Woodburn Fiesta Mexicana (Aug. 3-5): One of Oregon’s only majority-Latinx cities celebrates heritage in style at the annual Fiesta Mexicana — a proudly Mexican-American weekend affair with a dynamic parade, fútbol tournament and plenty of cherry-red classic cars.
Sunriver Music Festival (Aug. 11-23): The Sunriver Music Festival was born in 1978 when an audiophile snapped two fingers and discovered the amazing acoustics in the historic Great Hall. Four decades later, it’s a proudly intimate and beloved ode to the world of music with classical and pop concerts, open rehearsals and much more. Better yet, even after the excellent seasonal concerts end, the music continues to sound via the numerous youth programs the festival supports.

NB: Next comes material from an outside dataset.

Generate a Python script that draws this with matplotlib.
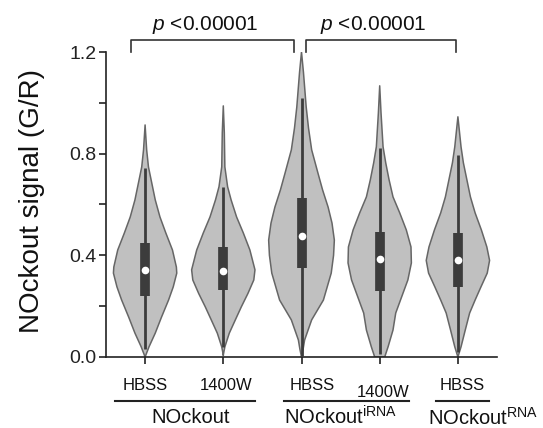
import numpy as np
import matplotlib
matplotlib.use("Agg")
from matplotlib import pyplot as plt

plt.rcParams['font.family'] = ['Liberation Sans', 'DejaVu Sans']
plt.rcParams['mathtext.fontset'] = 'custom'
plt.rcParams['mathtext.rm'] = 'Liberation Sans'
plt.rcParams['mathtext.it'] = 'Liberation Sans:italic'

# treatment labels under each violin
treatments = ['HBSS', '1400W', 'HBSS', '1400W', 'HBSS']
groups = ['NOckout', r'NOckout$^{\mathrm{iRNA}}$', r'NOckout$^{\mathrm{RNA}}$']
p_labels = [r'$p$ <0.00001', r'$p$ <0.00001']

# violin outlines: signal level and half width of the density
v1_y = [0.0, 0.04, 0.094, 0.157, 0.224, 0.276, 0.33, 0.354, 0.421, 0.488, 0.551, 0.618, 0.685, 0.748, 0.815, 0.913]
v1_w = [0.0, 0.05, 0.13, 0.21, 0.30, 0.36, 0.405, 0.40, 0.35, 0.265, 0.19, 0.13, 0.085, 0.043, 0.02, 0.0]
v2_y = [0.008, 0.04, 0.094, 0.146, 0.197, 0.25, 0.303, 0.343, 0.421, 0.488, 0.551, 0.618, 0.67, 0.748, 0.882, 0.988]
v2_w = [0.0, 0.02, 0.077, 0.154, 0.23, 0.315, 0.39, 0.405, 0.34, 0.256, 0.17, 0.10, 0.055, 0.02, 0.013, 0.0]
v3_y = [0.0, 0.03, 0.067, 0.146, 0.224, 0.33, 0.40, 0.46, 0.527, 0.59, 0.657, 0.724, 0.815, 0.90, 0.984, 1.12, 1.2]
v3_w = [0.0, 0.02, 0.04, 0.13, 0.28, 0.38, 0.41, 0.42, 0.39, 0.34, 0.27, 0.21, 0.13, 0.09, 0.06, 0.025, 0.0]
v4_y = [0.0, 0.04, 0.106, 0.173, 0.236, 0.303, 0.37, 0.433, 0.50, 0.567, 0.63, 0.697, 0.764, 0.827, 0.96, 1.067]
v4_w = [0.064, 0.107, 0.17, 0.205, 0.28, 0.36, 0.405, 0.40, 0.34, 0.256, 0.17, 0.12, 0.077, 0.043, 0.017, 0.0]
v5_y = [0.0, 0.04, 0.106, 0.173, 0.224, 0.276, 0.33, 0.38, 0.433, 0.50, 0.567, 0.63, 0.697, 0.764, 0.827, 0.945]
v5_w = [0.0, 0.04, 0.094, 0.15, 0.22, 0.295, 0.375, 0.405, 0.37, 0.30, 0.22, 0.16, 0.115, 0.07, 0.04, 0.0]

# box summaries: lower whisker, q1, median, q3, upper whisker
whisk_lo = [0.03, 0.04, 0.0, 0.01, 0.02]
q1 = [0.24, 0.264, 0.35, 0.26, 0.276]
median = [0.343, 0.339, 0.476, 0.386, 0.38]
q3 = [0.449, 0.433, 0.625, 0.492, 0.488]
whisk_hi = [0.744, 0.67, 1.02, 0.823, 0.795]

profiles = [(v1_y, v1_w), (v2_y, v2_w), (v3_y, v3_w), (v4_y, v4_w), (v5_y, v5_w)]

fig = plt.figure(figsize=(5.43, 4.28), dpi=100)
ax = fig.add_axes([0.1952, 0.1659, 0.7201, 0.7126])

for i, (yy, ww) in enumerate(profiles):
    yy = np.array(yy)
    ww = np.array(ww)
    ax.fill_betweenx(yy, i - ww, i + ww, facecolor='#c0c0c0', edgecolor='none', zorder=1)
    # outline as one closed path
    xs = np.concatenate([i - ww, (i + ww)[::-1], [i - ww[0]]])
    ys = np.concatenate([yy, yy[::-1], [yy[0]]])
    ax.plot(xs, ys, color='#666666', lw=1.1, zorder=2, solid_joinstyle='round')
    ax.plot([i, i], [whisk_lo[i], whisk_hi[i]], color='#3c3c3c', lw=2, zorder=3,
            solid_capstyle='butt')
    ax.plot([i, i], [q1[i], q3[i]], color='#3c3c3c', lw=7, zorder=4, solid_capstyle='butt')
    ax.plot(i, median[i], 'o', color='white', ms=5.5, mec='none', zorder=5)

ax.set_xlim(-0.5, 4.5)
ax.set_ylim(0, 1.2)
ax.set_yticks([0.0, 0.4, 0.8, 1.2])
ax.set_yticklabels(['0.0', '0.4', '0.8', '1.2'], fontsize=14, color='#222222')
ax.set_yticks([0.2, 0.6, 1.0], minor=True)
ax.set_xticks(range(5))
ax.set_xticklabels([])
ax.tick_params(axis='both', which='both', direction='out', length=5, width=1.2, color='#222222')
ax.tick_params(axis='y', pad=2)
for side in ['top', 'right']:
    ax.spines[side].set_visible(False)
for side in ['left', 'bottom']:
    ax.spines[side].set_linewidth(1.2)
    ax.spines[side].set_color('#222222')

fig.text(32 / 543, 0.53, 'NOckout signal (G/R)', rotation=90, fontsize=20,
         ha='center', va='center', color='#111111')

tr = ax.get_xaxis_transform()
label_x = [0.0, 1.04, 2.14, 3.04, 4.05]
label_y = [-0.095, -0.095, -0.095, -0.115, -0.095]
for name, lx, ly in zip(treatments, label_x, label_y):
    ax.text(lx, ly, name, transform=tr, ha='center', va='center', fontsize=12, color='#111111')

lines = [(-0.385, 1.41), (1.77, 3.37), (3.72, 4.40)]
for x0, x1 in lines:
    ax.plot([x0, x1], [-0.144, -0.144], transform=tr, color='#222222', lw=1.5, clip_on=False)

group_x = [0.58, 2.5, 4.32]
for name, gx in zip(groups, group_x):
    ax.text(gx, -0.198, name, transform=tr, ha='center', va='center', fontsize=14.5, color='#111111')

brackets = [(-0.18, 1.91), (2.06, 3.97)]
for (x0, x1), lab in zip(brackets, p_labels):
    ax.plot([x0, x0, x1, x1], [1.2, 1.248, 1.248, 1.2], color='#333333', lw=1.2, clip_on=False)
    ax.text((x0 + x1) / 2 - 0.1, 1.305, lab, ha='center', va='center', fontsize=15, color='#111111')

fig.savefig('out.png', dpi=100)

32nd Annual Restoration Celebration (Aug. 24-26): The Klamath Tribes were once one of the wealthiest tribes in the United States until their tribal status with the U.S. federal government was terminated in 1954 due to a disastrous policy. After a lengthy process, their status was restored, and they celebrate the significant triumph by inviting all people to their remaining land for a powwow, parade, youth rodeo, drums from across the nation and more.

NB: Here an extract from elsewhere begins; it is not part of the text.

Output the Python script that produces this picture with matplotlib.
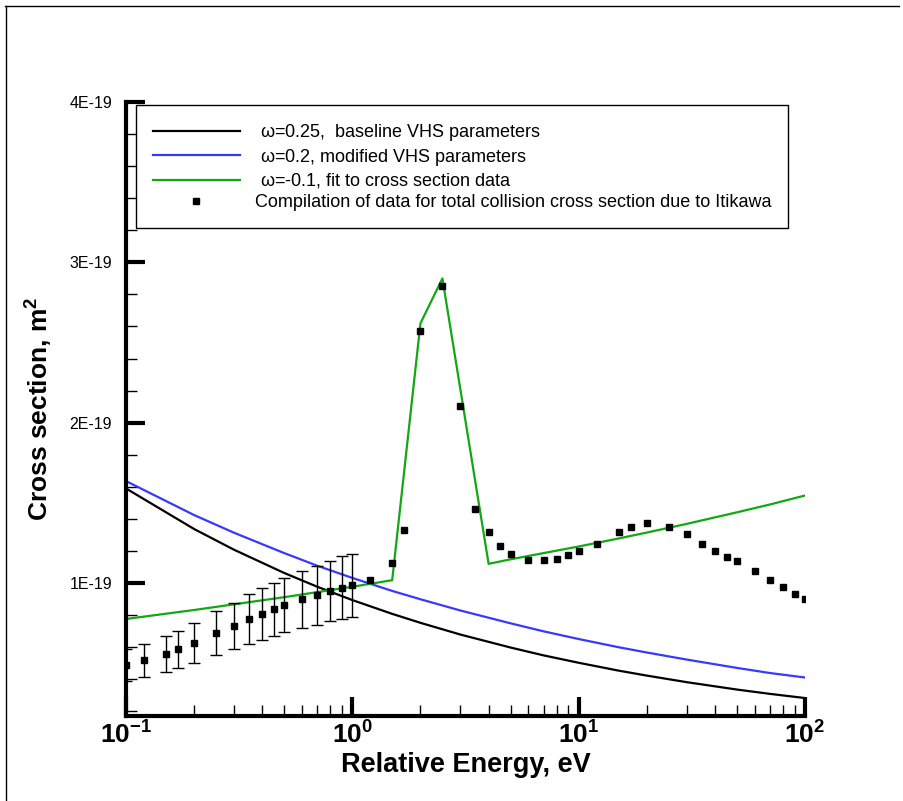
import matplotlib
matplotlib.use("Agg")
import matplotlib.pyplot as plt
from matplotlib.lines import Line2D
from matplotlib.ticker import LogLocator, MultipleLocator, FixedLocator, NullFormatter

plt.rcParams['font.family'] = ['Liberation Sans', 'DejaVu Sans']
plt.rcParams['mathtext.fontset'] = 'custom'
plt.rcParams['mathtext.rm'] = 'Liberation Sans'
plt.rcParams['mathtext.bf'] = 'Liberation Sans:bold'
plt.rcParams['mathtext.default'] = 'bf'

# cross sections in units of 1E-19 m^2
E_line = [0.1, 0.2, 0.3, 0.5, 0.7, 1.0, 1.5, 2.0, 3.0, 5.0, 7.0, 10, 15, 20, 30, 50, 70, 100]
sig_w025 = [1.590, 1.337, 1.208, 1.063, 0.977, 0.894, 0.808, 0.752, 0.679, 0.598,
            0.549, 0.503, 0.454, 0.423, 0.382, 0.336, 0.309, 0.283]
sig_w020 = [1.636, 1.424, 1.314, 1.187, 1.108, 1.032, 0.951, 0.899, 0.829, 0.749,
            0.699, 0.651, 0.600, 0.567, 0.523, 0.471, 0.439, 0.411]

E_fit = [0.1, 0.2, 0.5, 1.0, 1.5, 2.0, 2.5, 3.0, 4.0, 5.0, 7.0, 10, 15, 20, 30, 50, 70, 100]
sig_fit = [0.776, 0.832, 0.912, 0.977, 1.018, 2.62, 2.90, 2.21, 1.12, 1.148,
           1.187, 1.228, 1.278, 1.315, 1.369, 1.441, 1.490, 1.546]

# Itikawa compilation
E_data = [0.1, 0.12, 0.15, 0.17, 0.2, 0.25, 0.3, 0.35, 0.4, 0.45, 0.5, 0.6, 0.7, 0.8, 0.9, 1.0,
          1.2, 1.5, 1.7, 2.0, 2.5, 3.0, 3.5, 4.0, 4.5, 5.0, 6.0, 7.0, 8.0, 9.0, 10,
          12, 15, 17, 20, 25, 30, 35, 40, 45, 50, 60, 70, 80, 90, 100]
sig_data = [0.489, 0.518, 0.558, 0.587, 0.626, 0.688, 0.732, 0.774, 0.807, 0.836, 0.863,
            0.898, 0.925, 0.950, 0.971, 0.986, 1.02, 1.123, 1.332, 2.572, 2.850, 2.103,
            1.463, 1.32, 1.23, 1.18, 1.141, 1.141, 1.151, 1.174, 1.20, 1.243, 1.320,
            1.349, 1.372, 1.349, 1.303, 1.243, 1.201, 1.162, 1.135, 1.073, 1.021,
            0.975, 0.931, 0.898]
# error bars for the low energy points (first 16)
err_data = [0.098, 0.105, 0.111, 0.116, 0.124, 0.135, 0.146, 0.155, 0.160, 0.163, 0.168,
            0.178, 0.184, 0.189, 0.195, 0.196]

labels = [r' $\mathregular{\omega}$=0.25,  baseline VHS parameters',
          r' $\mathregular{\omega}$=0.2, modified VHS parameters',
          r' $\mathregular{\omega}$=-0.1, fit to cross section data',
          'Compilation of data for total collision cross section due to Itikawa']

s = 1e-19
fig = plt.figure(figsize=(9.04, 8.01), dpi=100)
ax = fig.add_axes([126/904, 85/801, 679/904, 614/801])

ax.plot(E_line, [v*s for v in sig_w025], color='black', lw=1.6, label=labels[0])
ax.plot(E_line, [v*s for v in sig_w020], color='#3838ff', lw=1.6, label=labels[1])
ax.plot(E_fit, [v*s for v in sig_fit], color='#12a812', lw=1.6, label=labels[2])
n = len(err_data)
ax.errorbar(E_data[:n], [v*s for v in sig_data[:n]], yerr=[v*s for v in err_data],
            fmt='none', ecolor='black', elinewidth=1, capsize=4.5, capthick=1)
ax.plot(E_data, [v*s for v in sig_data], ls='none', marker='s', color='black',
        markersize=5, label=labels[3])

ax.set_xscale('log')
ax.set_xlim(0.1, 100)
ax.set_ylim(0.171*s, 4.0*s)

ax.xaxis.set_minor_locator(LogLocator(base=10, subs=range(2, 10), numticks=10))
ax.xaxis.set_minor_formatter(NullFormatter())
ax.set_xticks([0.1, 1, 10, 100])
ax.set_xticklabels([r'$10^{-1}$', r'$10^{0}$', r'$10^{1}$', r'$10^{2}$'], fontsize=19)

yt = [1, 2, 3, 4]
ax.yaxis.set_major_locator(FixedLocator([v*s for v in yt]))
ax.yaxis.set_minor_locator(MultipleLocator(0.2*s))
ax.set_yticklabels(['%dE-19' % v for v in yt], fontsize=11.5)

for sp in ['top', 'right']:
    ax.spines[sp].set_visible(False)
for sp in ['left', 'bottom']:
    ax.spines[sp].set_linewidth(3)

ax.tick_params(which='major', direction='in', length=14, width=3)
ax.tick_params(which='minor', direction='in', length=8, width=1)
ax.tick_params(axis='y', which='major', pad=10)
ax.tick_params(axis='x', which='major', pad=4)

ax.set_xlabel('Relative Energy, eV', fontsize=19.5, fontweight='bold', labelpad=2)
ax.set_ylabel(r'Cross section, m$^2$', fontsize=19, fontweight='bold', labelpad=10)

leg = ax.legend(loc='upper left', bbox_to_anchor=(10/679, 611/614), borderaxespad=0,
                fontsize=13, frameon=True, fancybox=False, framealpha=1,
                edgecolor='black', handlelength=4.8, handletextpad=0.83,
                labelspacing=0.2, borderpad=0.95, numpoints=1)
leg.get_frame().set_linewidth(1)

# figure border
fig.add_artist(Line2D([5/904, 899/904], [1-6/801, 1-6/801], color='black', lw=1))
fig.add_artist(Line2D([6/904, 6/904], [0, 1-6/801], color='black', lw=1))

fig.savefig('out.png', dpi=100)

Pendleton Round-Up (Sept. 12-15): Giddyap for the Pendleton Round-Up, a weeklong spectacle that oozes with Native American and Western pride. The Oregon tradition since 1910 invites attendees to put on their cowboy best and let ’er buck. Bonus: See how many must-see stops you can tether using the ultimate Pendleton bucket list.
Need to Know: Cell service can be spotty when exploring the lesser known. Be sure to bring a map and detailed road atlas before venturing out, and consult TripCheck.com for at-the-moment road conditions. For nature hikers and campers, remember to follow Leave No Trace principles, which include leaving what you find where it’s at, respecting wildlife and safely enjoying campfires.